Periodic Reporting for period 1 - ProPriM (Provable Privacy for Metadata)
Reporting period: 2023-08-01 to 2025-07-31
Our goal is to design new solutions, called network protocols, to guarantee that metadata is protected during transit. An added challenge of designing these protocols is that they need to be efficient enough for anyone to use—it would be unacceptable to use a protocol that will immediately drain your phone’s battery, and it would also not be acceptable if for example a website took several minutes to load. As a consequence, protocols need to be designed with a suitable trade-off between the protection they offer, and the performance they offer.
To reason about the privacy of our DenIM protocol, we have formally proved that DenIM maintains privacy against a potential attacker both able to listen to network communication and actively communicate with users.
Our results include the protocol itself, and we also introduce a new technique to prove security for metadata private protocols. These techniques have previously been used in the domain of programming languages and information flow, but have not been used to reason about metadata privacy in network protocols. The next step is to further the understanding of how generalizable our technique is: can we use it to prove security for any metadata private protocol? Additionally, the DenIM protocol itself has the potential to be impactful for instant messaging platforms, if they decide to offer metadata privacy to their users.

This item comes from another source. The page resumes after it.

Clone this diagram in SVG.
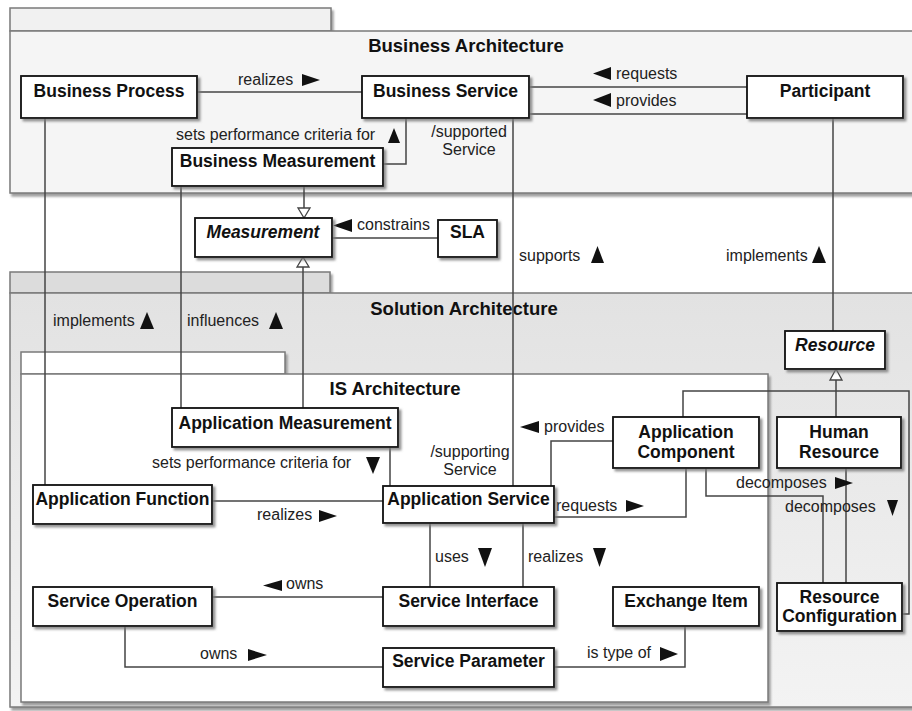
<svg xmlns="http://www.w3.org/2000/svg" width="912" height="711" viewBox="0 0 912 711">
<defs>
<style>
.pkg{stroke:#7a7a7a;stroke-width:1.5}
.node rect{fill:#fff;stroke:#111;stroke-width:1.8;filter:url(#sh)}
.node text{font-family:"Liberation Sans",Arial,sans-serif;font-weight:bold;font-size:17.5px;fill:#111;text-anchor:middle}
.node text.it{font-style:italic}
.title{font-family:"Liberation Sans",Arial,sans-serif;font-weight:bold;font-size:18.5px;fill:#111;text-anchor:middle}
.conn path{fill:none;stroke:#444;stroke-width:1.5}
.conn polygon.gen{fill:#fff;stroke:#444;stroke-width:1.3}
.lbl text{font-family:"Liberation Sans",Arial,sans-serif;font-size:16px;fill:#222}
.lbl polygon{fill:#111}
</style>
<filter id="sh" x="-10%" y="-10%" width="130%" height="140%">
<feDropShadow dx="2.5" dy="2.5" stdDeviation="1.2" flood-color="#777" flood-opacity="0.8"/>
</filter>
<filter id="psh" x="-5%" y="-5%" width="110%" height="115%">
<feDropShadow dx="2" dy="3" stdDeviation="1.2" flood-color="#888" flood-opacity="0.8"/>
</filter>
<linearGradient id="solg" x1="0" y1="0" x2="0" y2="1">
<stop offset="0" stop-color="#e2e2e2"/>
<stop offset="1" stop-color="#f3f3f3"/>
</linearGradient>
</defs>
<rect width="912" height="711" fill="#fff"/>

<g id="pkg-business">
<rect class="pkg" x="10" y="8" width="321" height="23" fill="#f1f1f1" filter="url(#psh)"/>
<rect class="pkg" x="10" y="31" width="906" height="162" fill="#f5f5f5" filter="url(#psh)"/>
<text class="title" x="466" y="52">Business Architecture</text>
</g>

<g id="pkg-solution">
<rect class="pkg" x="10" y="272" width="320" height="21" fill="#dcdcdc" filter="url(#psh)"/>
<rect class="pkg" x="10" y="293" width="906" height="414" fill="url(#solg)" filter="url(#psh)"/>
<text class="title" x="464" y="315">Solution Architecture</text>
</g>

<g id="pkg-is">
<rect class="pkg" x="21" y="352" width="264" height="22" fill="#fff" filter="url(#psh)"/>
<rect class="pkg" x="21" y="374" width="747" height="328" fill="#fff" filter="url(#psh)"/>
<text class="title" x="395" y="395">IS Architecture</text>
</g>

<g id="connectors" class="conn">
<path d="M197,92 H362"/>
<path d="M529,87 H747"/>
<path d="M529,114 H747"/>
<path d="M383,164 H406 V118"/>
<path d="M513,118 V486"/>
<path d="M833,118 V331"/>
<path d="M304,186 V208"/>
<polygon class="gen" points="298,208 310,208 304,218"/>
<path d="M438,238 H332"/>
<path d="M303,408 V267"/>
<polygon class="gen" points="297,267 309,267 303,257"/>
<path d="M45,118 V485"/>
<path d="M181,186 V408"/>
<path d="M390,447 V486"/>
<path d="M212,501 H383"/>
<path d="M613,441 H551 V486"/>
<path d="M554,517 H686 V468"/>
<path d="M430,523 V587"/>
<path d="M523,523 V587"/>
<path d="M212,597 H383"/>
<path d="M125,626 V667 H383"/>
<path d="M685,626 V667 H554"/>
<path d="M706,468 V496 H823 V583"/>
<path d="M846,468 V583"/>
<path d="M683,417 V391 H909 V614 H902"/>
<path d="M836,417 V380"/>
<polygon class="gen" points="830,380 842,380 836,369"/>
</g>

<g id="labels" class="lbl">
<text x="238" y="85">realizes</text><polygon points="302,74 320,80 302,86"/>
<text x="176" y="140">sets performance criteria for</text><polygon points="388,143 394,128 400,143"/>
<text x="469" y="137" text-anchor="middle">/supported</text>
<text x="469" y="155" text-anchor="middle">Service</text>
<polygon points="611,67 593,73.5 611,80"/><text x="616" y="79">requests</text>
<polygon points="611,93 593,100 611,107"/><text x="616" y="106">provides</text>
<polygon points="352,219 333,225.5 352,232"/><text x="357" y="230">constrains</text>
<text x="519" y="261">supports</text><polygon points="591,263 597.5,246 604,263"/>
<text x="726" y="261">implements</text><polygon points="812,263 819,246 826,263"/>
<text x="53" y="326">implements</text><polygon points="140,329 147,312 154,329"/>
<text x="187" y="326">influences</text><polygon points="269,329 276,312 283,329"/>
<text x="152" y="468">sets performance criteria for</text><polygon points="366,457 380,457 373,474"/>
<text x="470" y="457" text-anchor="middle">/supporting</text>
<text x="470" y="475" text-anchor="middle">Service</text>
<polygon points="539,421 520,427 539,433"/><text x="544" y="432">provides</text>
<text x="556" y="511">requests</text><polygon points="626,500 644,506 626,512"/>
<text x="257" y="520">realizes</text><polygon points="319,510 337,516 319,522"/>
<text x="435" y="562">uses</text><polygon points="478,548 492,548 485,567"/>
<text x="528" y="562">realizes</text><polygon points="593,548 606,548 599.5,567"/>
<polygon points="282,580 263,585.5 282,591"/><text x="286" y="589">owns</text>
<text x="200" y="659">owns</text><polygon points="248,649 267,655 248,661"/>
<text x="587" y="658">is type of</text><polygon points="660,647 678,654 660,661"/>
<text x="736" y="488" fill="#333">decomposes</text><polygon points="835,477 853,483 835,489"/>
<text x="785" y="512" fill="#333">decomposes</text><polygon points="887,500 898,500 892.5,516"/>
</g>

<g id="node-business-process" class="node"><rect x="21" y="76" width="176" height="42"/><text x="109" y="97">Business Process</text></g>
<g id="node-business-service" class="node"><rect x="362" y="76" width="167" height="42"/><text x="445.5" y="97">Business Service</text></g>
<g id="node-participant" class="node"><rect x="747" y="76" width="156" height="42"/><text x="825" y="97">Participant</text></g>
<g id="node-business-measurement" class="node"><rect x="172" y="148" width="211" height="38"/><text x="277.5" y="167">Business Measurement</text></g>
<g id="node-measurement" class="node"><rect x="195" y="218" width="137" height="39"/><text class="it" x="263" y="238">Measurement</text></g>
<g id="node-sla" class="node"><rect x="438" y="220" width="59" height="37"/><text x="467.5" y="238">SLA</text></g>
<g id="node-resource" class="node"><rect x="785" y="331" width="100" height="38"/><text class="it" x="835" y="351">Resource</text></g>
<g id="node-application-measurement" class="node"><rect x="172" y="408" width="226" height="39"/><text x="285" y="429">Application Measurement</text></g>
<g id="node-application-component" class="node"><rect x="613" y="417" width="146" height="51"/><text x="686" y="438">Application</text><text x="686" y="458">Component</text></g>
<g id="node-human-resource" class="node"><rect x="777" y="417" width="124" height="51"/><text x="839" y="438">Human</text><text x="839" y="458">Resource</text></g>
<g id="node-application-function" class="node"><rect x="33" y="485" width="179" height="39"/><text x="122.5" y="505">Application Function</text></g>
<g id="node-application-service" class="node"><rect x="383" y="486" width="171" height="37"/><text x="468.5" y="505">Application Service</text></g>
<g id="node-service-operation" class="node"><rect x="33" y="587" width="179" height="39"/><text x="122.5" y="607">Service Operation</text></g>
<g id="node-service-interface" class="node"><rect x="383" y="587" width="171" height="39"/><text x="468.5" y="607">Service Interface</text></g>
<g id="node-exchange-item" class="node"><rect x="613" y="587" width="146" height="39"/><text x="686" y="607">Exchange Item</text></g>
<g id="node-service-parameter" class="node"><rect x="383" y="648" width="171" height="39"/><text x="468.5" y="667">Service Parameter</text></g>
<g id="node-resource-configuration" class="node"><rect x="777" y="583" width="125" height="48"/><text x="839.5" y="603">Resource</text><text x="839.5" y="622">Configuration</text></g>
</svg>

Another insight from designing DenIM is that it is not enough to protect communication on the network layer. Essentially, the communication is merely a symptom of a user’s interaction with an app, the real source of the communication is the user’s behavior. In other words, what we really want to achieve is privacy by hiding a user’s behavior. Our technical insight is that in order to treat the source rather than the symptoms, protocols need to be designed such that they are aware of a user’s behavior—otherwise the protocol cannot determine which information needs to be protected. The next step in this direction is inevitable to design more tailored protocols for metadata privacy, such that all internet communication is possible to hide.